# start of Dataset excerpt
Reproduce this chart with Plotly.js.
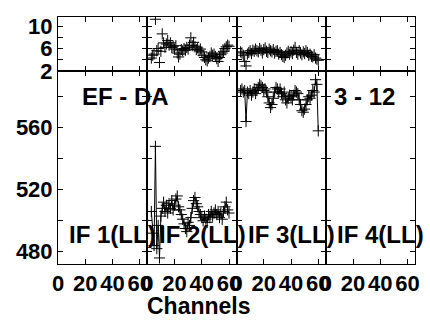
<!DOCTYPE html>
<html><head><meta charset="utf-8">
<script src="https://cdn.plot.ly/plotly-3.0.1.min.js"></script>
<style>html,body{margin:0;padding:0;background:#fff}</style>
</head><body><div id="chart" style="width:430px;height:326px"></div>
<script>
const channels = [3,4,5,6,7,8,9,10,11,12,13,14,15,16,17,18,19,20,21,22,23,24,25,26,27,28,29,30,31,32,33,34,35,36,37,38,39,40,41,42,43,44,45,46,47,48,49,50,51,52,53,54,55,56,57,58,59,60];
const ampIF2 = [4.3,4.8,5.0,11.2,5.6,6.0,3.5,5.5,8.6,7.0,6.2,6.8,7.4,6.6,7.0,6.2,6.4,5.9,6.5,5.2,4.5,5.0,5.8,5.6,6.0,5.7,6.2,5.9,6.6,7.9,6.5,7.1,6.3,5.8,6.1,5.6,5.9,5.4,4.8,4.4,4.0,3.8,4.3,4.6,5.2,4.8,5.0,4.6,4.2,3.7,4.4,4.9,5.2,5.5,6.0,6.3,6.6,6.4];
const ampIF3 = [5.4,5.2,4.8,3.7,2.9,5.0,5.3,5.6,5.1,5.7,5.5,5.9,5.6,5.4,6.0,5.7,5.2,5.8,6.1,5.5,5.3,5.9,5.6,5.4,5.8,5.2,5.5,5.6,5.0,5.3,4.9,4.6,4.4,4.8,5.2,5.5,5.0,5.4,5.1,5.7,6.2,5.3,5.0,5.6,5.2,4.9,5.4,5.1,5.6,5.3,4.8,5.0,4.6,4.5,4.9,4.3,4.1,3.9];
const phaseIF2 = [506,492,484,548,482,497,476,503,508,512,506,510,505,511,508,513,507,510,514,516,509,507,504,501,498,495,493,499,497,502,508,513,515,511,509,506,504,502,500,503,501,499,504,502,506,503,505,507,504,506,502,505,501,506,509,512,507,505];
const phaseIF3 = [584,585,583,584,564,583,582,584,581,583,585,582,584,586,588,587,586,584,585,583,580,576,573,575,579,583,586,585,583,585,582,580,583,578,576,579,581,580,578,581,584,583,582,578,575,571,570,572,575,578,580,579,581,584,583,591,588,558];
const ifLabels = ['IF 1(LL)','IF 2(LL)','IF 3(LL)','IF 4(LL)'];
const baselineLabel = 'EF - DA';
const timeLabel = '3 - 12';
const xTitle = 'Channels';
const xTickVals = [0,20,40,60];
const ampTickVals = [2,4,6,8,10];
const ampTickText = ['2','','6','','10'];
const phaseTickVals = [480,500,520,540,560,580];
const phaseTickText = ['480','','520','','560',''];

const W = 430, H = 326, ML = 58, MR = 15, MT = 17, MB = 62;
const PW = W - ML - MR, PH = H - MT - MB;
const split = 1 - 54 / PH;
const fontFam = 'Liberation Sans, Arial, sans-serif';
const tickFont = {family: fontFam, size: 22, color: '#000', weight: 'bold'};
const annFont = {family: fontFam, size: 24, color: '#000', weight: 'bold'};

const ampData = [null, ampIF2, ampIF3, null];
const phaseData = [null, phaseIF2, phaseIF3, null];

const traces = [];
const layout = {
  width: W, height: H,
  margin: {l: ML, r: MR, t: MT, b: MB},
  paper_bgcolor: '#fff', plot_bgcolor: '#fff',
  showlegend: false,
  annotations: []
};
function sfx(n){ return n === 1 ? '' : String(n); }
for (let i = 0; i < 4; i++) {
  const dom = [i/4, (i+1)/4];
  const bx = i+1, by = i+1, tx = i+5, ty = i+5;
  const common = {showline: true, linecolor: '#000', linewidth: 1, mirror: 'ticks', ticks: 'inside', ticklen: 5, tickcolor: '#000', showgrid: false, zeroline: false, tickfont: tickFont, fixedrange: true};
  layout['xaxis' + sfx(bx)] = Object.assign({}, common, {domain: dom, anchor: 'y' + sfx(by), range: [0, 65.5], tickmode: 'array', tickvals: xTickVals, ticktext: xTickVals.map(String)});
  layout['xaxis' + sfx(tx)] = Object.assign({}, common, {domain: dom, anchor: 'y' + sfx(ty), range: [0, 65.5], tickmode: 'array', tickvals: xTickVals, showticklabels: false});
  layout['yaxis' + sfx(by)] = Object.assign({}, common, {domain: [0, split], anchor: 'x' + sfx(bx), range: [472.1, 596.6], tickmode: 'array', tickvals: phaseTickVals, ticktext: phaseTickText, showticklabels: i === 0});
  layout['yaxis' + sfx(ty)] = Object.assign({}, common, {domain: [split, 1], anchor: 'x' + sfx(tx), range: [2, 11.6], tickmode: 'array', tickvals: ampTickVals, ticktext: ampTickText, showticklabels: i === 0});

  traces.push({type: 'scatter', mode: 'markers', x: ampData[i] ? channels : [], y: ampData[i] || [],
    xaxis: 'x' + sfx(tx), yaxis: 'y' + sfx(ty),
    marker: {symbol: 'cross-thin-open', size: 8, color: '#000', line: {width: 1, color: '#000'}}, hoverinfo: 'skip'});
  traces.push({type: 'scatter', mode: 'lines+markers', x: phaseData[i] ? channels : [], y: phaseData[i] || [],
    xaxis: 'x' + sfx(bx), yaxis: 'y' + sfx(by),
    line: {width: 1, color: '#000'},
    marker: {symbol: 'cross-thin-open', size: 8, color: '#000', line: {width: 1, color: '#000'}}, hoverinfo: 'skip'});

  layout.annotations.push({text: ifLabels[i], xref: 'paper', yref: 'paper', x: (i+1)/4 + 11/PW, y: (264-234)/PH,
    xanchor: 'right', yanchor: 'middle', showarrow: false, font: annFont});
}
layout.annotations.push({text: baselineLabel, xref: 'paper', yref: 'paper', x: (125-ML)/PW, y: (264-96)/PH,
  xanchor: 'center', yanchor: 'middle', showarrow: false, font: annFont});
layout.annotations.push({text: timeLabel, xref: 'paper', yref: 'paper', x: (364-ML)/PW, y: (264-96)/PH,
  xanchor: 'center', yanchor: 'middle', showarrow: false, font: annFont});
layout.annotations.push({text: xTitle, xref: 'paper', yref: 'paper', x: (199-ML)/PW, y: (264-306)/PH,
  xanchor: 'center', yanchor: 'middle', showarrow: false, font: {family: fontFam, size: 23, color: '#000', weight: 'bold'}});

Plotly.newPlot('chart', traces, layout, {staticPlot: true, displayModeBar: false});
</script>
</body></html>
# end of Dataset excerpt
Exercise goal:
Only lines belong in the copy: transcribe those from the start of the data through the line that contains "const phaseTickText = ['480','','520','','560',''];", and skip the pictures.

Task response:
Reproduce this chart with Plotly.js.
<!DOCTYPE html>
<html><head><meta charset="utf-8">
<script src="https://cdn.plot.ly/plotly-3.0.1.min.js"></script>
<style>html,body{margin:0;padding:0;background:#fff}</style>
</head><body><div id="chart" style="width:430px;height:326px"></div>
<script>
const channels = [3,4,5,6,7,8,9,10,11,12,13,14,15,16,17,18,19,20,21,22,23,24,25,26,27,28,29,30,31,32,33,34,35,36,37,38,39,40,41,42,43,44,45,46,47,48,49,50,51,52,53,54,55,56,57,58,59,60];
const ampIF2 = [4.3,4.8,5.0,11.2,5.6,6.0,3.5,5.5,8.6,7.0,6.2,6.8,7.4,6.6,7.0,6.2,6.4,5.9,6.5,5.2,4.5,5.0,5.8,5.6,6.0,5.7,6.2,5.9,6.6,7.9,6.5,7.1,6.3,5.8,6.1,5.6,5.9,5.4,4.8,4.4,4.0,3.8,4.3,4.6,5.2,4.8,5.0,4.6,4.2,3.7,4.4,4.9,5.2,5.5,6.0,6.3,6.6,6.4];
const ampIF3 = [5.4,5.2,4.8,3.7,2.9,5.0,5.3,5.6,5.1,5.7,5.5,5.9,5.6,5.4,6.0,5.7,5.2,5.8,6.1,5.5,5.3,5.9,5.6,5.4,5.8,5.2,5.5,5.6,5.0,5.3,4.9,4.6,4.4,4.8,5.2,5.5,5.0,5.4,5.1,5.7,6.2,5.3,5.0,5.6,5.2,4.9,5.4,5.1,5.6,5.3,4.8,5.0,4.6,4.5,4.9,4.3,4.1,3.9];
const phaseIF2 = [506,492,484,548,482,497,476,503,508,512,506,510,505,511,508,513,507,510,514,516,509,507,504,501,498,495,493,499,497,502,508,513,515,511,509,506,504,502,500,503,501,499,504,502,506,503,505,507,504,506,502,505,501,506,509,512,507,505];
const phaseIF3 = [584,585,583,584,564,583,582,584,581,583,585,582,584,586,588,587,586,584,585,583,580,576,573,575,579,583,586,585,583,585,582,580,583,578,576,579,581,580,578,581,584,583,582,578,575,571,570,572,575,578,580,579,581,584,583,591,588,558];
const ifLabels = ['IF 1(LL)','IF 2(LL)','IF 3(LL)','IF 4(LL)'];
const baselineLabel = 'EF - DA';
const timeLabel = '3 - 12';
const xTitle = 'Channels';
const xTickVals = [0,20,40,60];
const ampTickVals = [2,4,6,8,10];
const ampTickText = ['2','','6','','10'];
const phaseTickVals = [480,500,520,540,560,580];
const phaseTickText = ['480','','520','','560',''];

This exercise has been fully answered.